Inconstâncias
Por Luís Rosa
publicado em 8
Set 2014 in
(jornal) i online
Governo não pode querer hoje um debate sobre a dívida quando antes fugiu da
reestruturação como o diabo da cruz
Quando se fizer a
história do governo Passos Coelho há uma característica que estará em todas as
versões: a inconstância. A recorrente mudança de discurso e o ziguezague
estratégico fazem parte do ADN deste Executivo - de uma forma que nenhum
psiquiatra conseguirá resolver. É uma marca que se vê nas autênticas reuniões
do Conselho de Ministros em plena praça pública, como se está a assistir mais
uma vez em relação à política fiscal que deve ser seguida no Orçamento do
Estado para 2015, mas também nas sucessivas contradições do governo.
O tema da
reestruturação da dívida é mais uma situação em que o governo dá o dito por não
dito. Passos Coelho e os seus ministros das Finanças, Vítor Gaspar e Maria Luís
Albuquerque, sempre garantiram que admitir uma renegociação da dívida seria
devastador para a credibilidade de Portugal junto dos mercados. Foi essa a
posição desde sempre, particularmente quando 70 personalidades defenderam
publicamente, em Março último, a reestruturação da dívida pública.
Este
fim-de-semana tudo mudou. Maria Luís Albuquerque admitiu, na Universidade de
Verão do PSD e pela primeira vez, um debate no parlamento sobre a matéria,
pedindo a cada um dos partidos propostas concretas sobre o tema. O que antes
era uma questão que não se "coloca de todo", como a própria ministra
admitiu em Março, passou a ser agora um problema que tem de ser debatido - a um
ano das eleições. O facto de a dívida não parar de subir, ao contrário do que o
governo e a troika prometeram em 2011, e os juros da dívida estarem a baixar de
forma sólida, não será imune a essa mudança súbita. Mas a mesma afecta a
credibilidade do governo num tema absolutamente essencial.
A credibilização
do discurso político é um imperativo para a sobrevivência do actual regime. Não
podemos estar permanentemente a dizer uma coisa e o seu contrário em pouco
tempo - de que a recorrente falsa promessa de não subir os impostos é um
exemplo máximo. É normal existirem algumas nuances no discurso político mas,
tendo em conta a confiança que os portugueses têm na classe política, qualquer
promessa não cumprida, qualquer contradição constatada, será sempre potenciada
ao nível da mentira pura e simples.
O defeito não é
só do actual governo PSD/CDS - como também não foi apenas dos executivos
anteriores liderados por José Sócrates ou António Guterres.

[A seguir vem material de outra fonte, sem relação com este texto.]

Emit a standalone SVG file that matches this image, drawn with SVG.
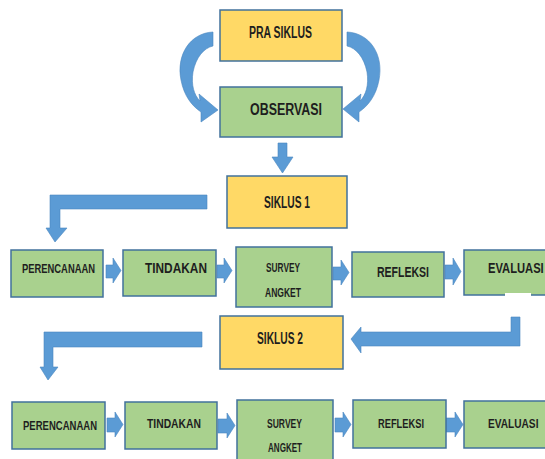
<svg xmlns="http://www.w3.org/2000/svg" width="545" height="459" viewBox="0 0 545 459">
<style>
.y{fill:#FFD966;stroke:#41719C;stroke-width:1.5}
.g{fill:#A9D18E;stroke:#41719C;stroke-width:1.5}
.a{fill:#5B9BD5;stroke:#4A86C0;stroke-width:0.6}
text{font-family:"Liberation Sans",Arial,sans-serif;font-weight:bold;fill:#1E1E1E}
</style>
<rect width="545" height="459" fill="#FFFFFF"/>
<g id="connectors">
<path class="a" d="M213,32 C190,33 176,55 181,80 C184,96 192,106 201,112 L201,122 L218,110 L199,94 L200,101 C194,95 191,85 193,72 C196,57 204,48 213,46 Z"/>
<path class="a" d="M347,32 C370,33 384,55 379,80 C376,96 368,106 359,112 L359,122 L343,109 L361,94 L360,101 C366,95 369,85 367,72 C364,57 356,48 347,46 Z"/>
<path class="a" d="M278,143 H287 V157 H293 L282.5,173 L272,157 H278 Z"/>
<path class="a" d="M207,195 V209 H60 V228 H67 L55,242 L46,228 H50 V195 Z"/>
<path class="a" d="M202,332 V347 H53 V367 H58 L48,380 L40,367 H44 V332 Z"/>
<path class="a" d="M511,317 H520 V346 H361 V353 L351,339 L361,327 V332 H511 Z"/>
<path class="a" d="M106,265 H113 V258 L121,270.5 L113,283 V278 H106 Z"/>
<path class="a" d="M217,265 H224 V258 L232,270.5 L224,283 V278 H217 Z"/>
<path class="a" d="M333,267 H341 V260 L349,272.5 L341,285 V280 H333 Z"/>
<path class="a" d="M445,265 H453 V258 L461,271.5 L453,285 V279 H445 Z"/>
<path class="a" d="M107,418 H115 V412 L123,424.5 L115,437 V432 H107 Z"/>
<path class="a" d="M218,419 H227 V413 L235,425.5 L227,438 V433 H218 Z"/>
<path class="a" d="M335,418 H343 V412 L351,424.5 L343,437 V432 H335 Z"/>
<path class="a" d="M446,418 H455 V412 L463,424.5 L455,437 V432 H446 Z"/>
</g>
<g id="pra-siklus"><rect class="y" x="220" y="10" width="122" height="51"/><text x="249" y="38" font-size="16" textLength="63" lengthAdjust="spacingAndGlyphs">PRA SIKLUS</text></g>
<g id="observasi"><rect class="g" x="220" y="87" width="122" height="50"/><text x="250" y="115" font-size="16" textLength="72" lengthAdjust="spacingAndGlyphs">OBSERVASI</text></g>
<g id="siklus1"><rect class="y" x="227" y="176" width="120" height="52"/><text x="264" y="208" font-size="16" textLength="46" lengthAdjust="spacingAndGlyphs">SIKLUS 1</text></g>
<g id="perencanaan1"><rect class="g" x="11" y="250" width="92" height="47"/><text x="22" y="273" font-size="13" textLength="73" lengthAdjust="spacingAndGlyphs">PERENCANAAN</text></g>
<g id="tindakan1"><rect class="g" x="123" y="250" width="93" height="46"/><text x="145" y="273" font-size="14" textLength="62" lengthAdjust="spacingAndGlyphs">TINDAKAN</text></g>
<g id="survey1"><rect class="g" x="236" y="247" width="96" height="60"/><text x="266" y="272" font-size="12" textLength="34" lengthAdjust="spacingAndGlyphs">SURVEY</text><text x="265" y="297" font-size="12" textLength="36" lengthAdjust="spacingAndGlyphs">ANGKET</text></g>
<g id="refleksi1"><rect class="g" x="352" y="252" width="92" height="45"/><text x="377" y="277" font-size="14" textLength="52" lengthAdjust="spacingAndGlyphs">REFLEKSI</text></g>
<g id="evaluasi1"><rect class="g" x="464" y="250" width="82" height="45"/><rect x="505" y="293" width="26" height="4" fill="#FFFFFF"/><text transform="translate(488,273) scale(0.8,1)" font-size="14">EVALUASI</text></g>
<g id="siklus2"><rect class="y" x="220" y="316" width="123" height="53"/><text x="257" y="344" font-size="16" textLength="46" lengthAdjust="spacingAndGlyphs">SIKLUS 2</text></g>
<g id="perencanaan2"><rect class="g" x="12" y="402" width="93" height="47"/><text x="23" y="430" font-size="13" textLength="74" lengthAdjust="spacingAndGlyphs">PERENCANAAN</text></g>
<g id="tindakan2"><rect class="g" x="125" y="402" width="92" height="47"/><text x="147" y="428" font-size="13" textLength="54" lengthAdjust="spacingAndGlyphs">TINDAKAN</text></g>
<g id="survey2"><rect class="g" x="237" y="400" width="96" height="64"/><text x="267" y="428" font-size="12" textLength="35" lengthAdjust="spacingAndGlyphs">SURVEY</text><text x="268" y="452" font-size="12" textLength="34" lengthAdjust="spacingAndGlyphs">ANGKET</text></g>
<g id="refleksi2"><rect class="g" x="353" y="400" width="93" height="48"/><text x="378" y="428" font-size="13" textLength="46" lengthAdjust="spacingAndGlyphs">REFLEKSI</text></g>
<g id="evaluasi2"><rect class="g" x="464" y="401" width="82" height="47"/><text transform="translate(488,428) scale(0.78,1)" font-size="13">EVALUASI</text></g>
</svg>
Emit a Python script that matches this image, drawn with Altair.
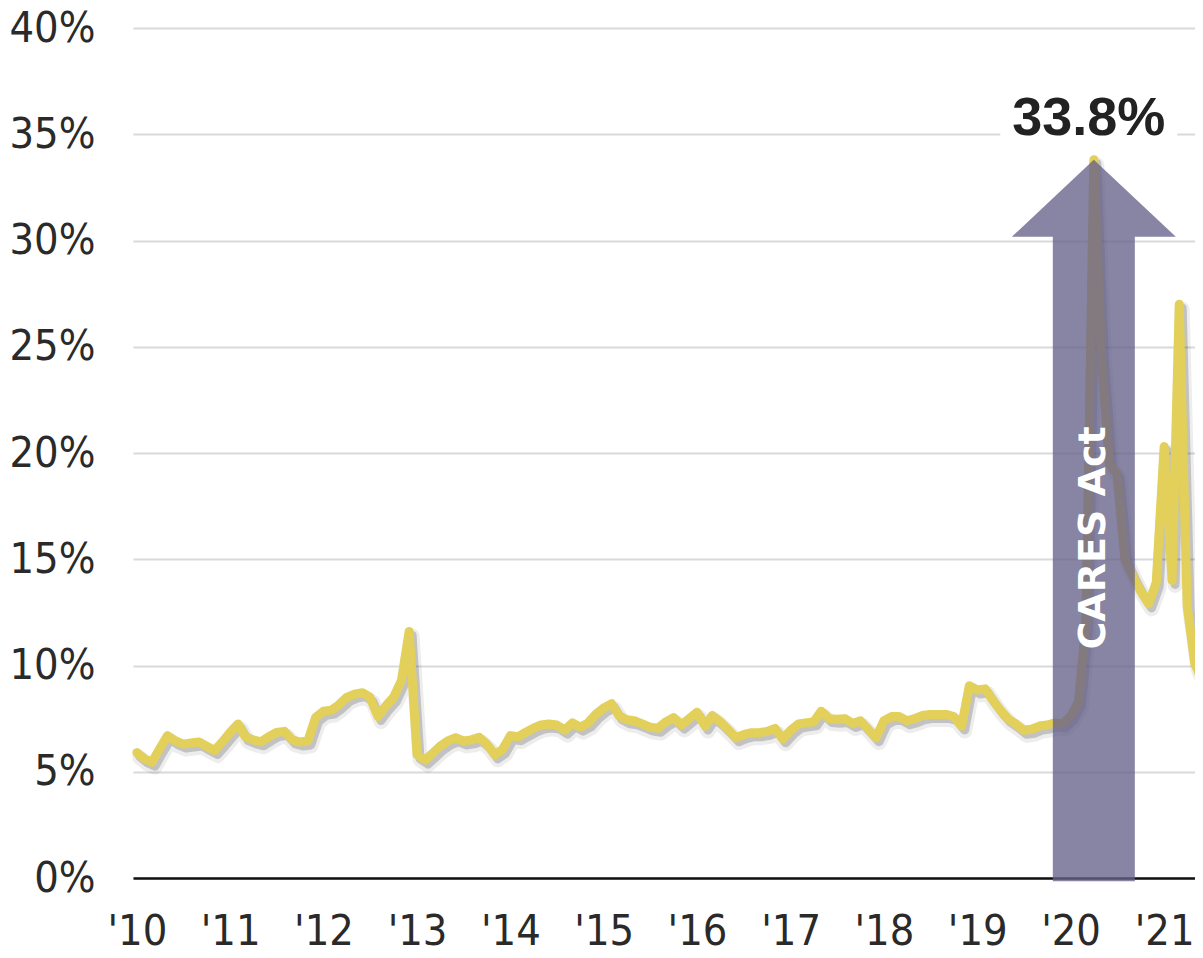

Estende-se a todos
os líderes da oposição (sejam do PS, sejam do PSD) dos últimos 20 anos e a
muitas áreas de governação que exigem medidas difíceis e duras que nunca são
tomadas por falta de coragem política. Veja-se o caso da Segurança Social e as
posições que os candidatos às primárias do PS têm tomado. O problema
demográfico e a crise económica coloca uma pressão fortíssima sobre o orçamento
da Segurança Social que implica tomar medidas impopulares. Reestruturar o
sistema e cortar nas pensões são duas das medidas inevitáveis para qualquer
governo que queira cumprir o Tratado Orçamental que Portugal assinou. Para que
tal não acontecesse, seria necessário um crescimento económico semelhante ao
dos anos 90. Tal ideia não se vislumbra minimamente no horizonte, mas isso não
impede que António José Seguro e António Costa apontem a miragem de um forte
crescimento do PIB como a solução para o problema gravíssimo da Segurança
Social. Também esse discurso que, em vez de assumir a verdade dos números, os
esconde debaixo do tapete, descredibiliza a classe política. "Liguem-se à
realidade, sff" - é o que apetece dizer.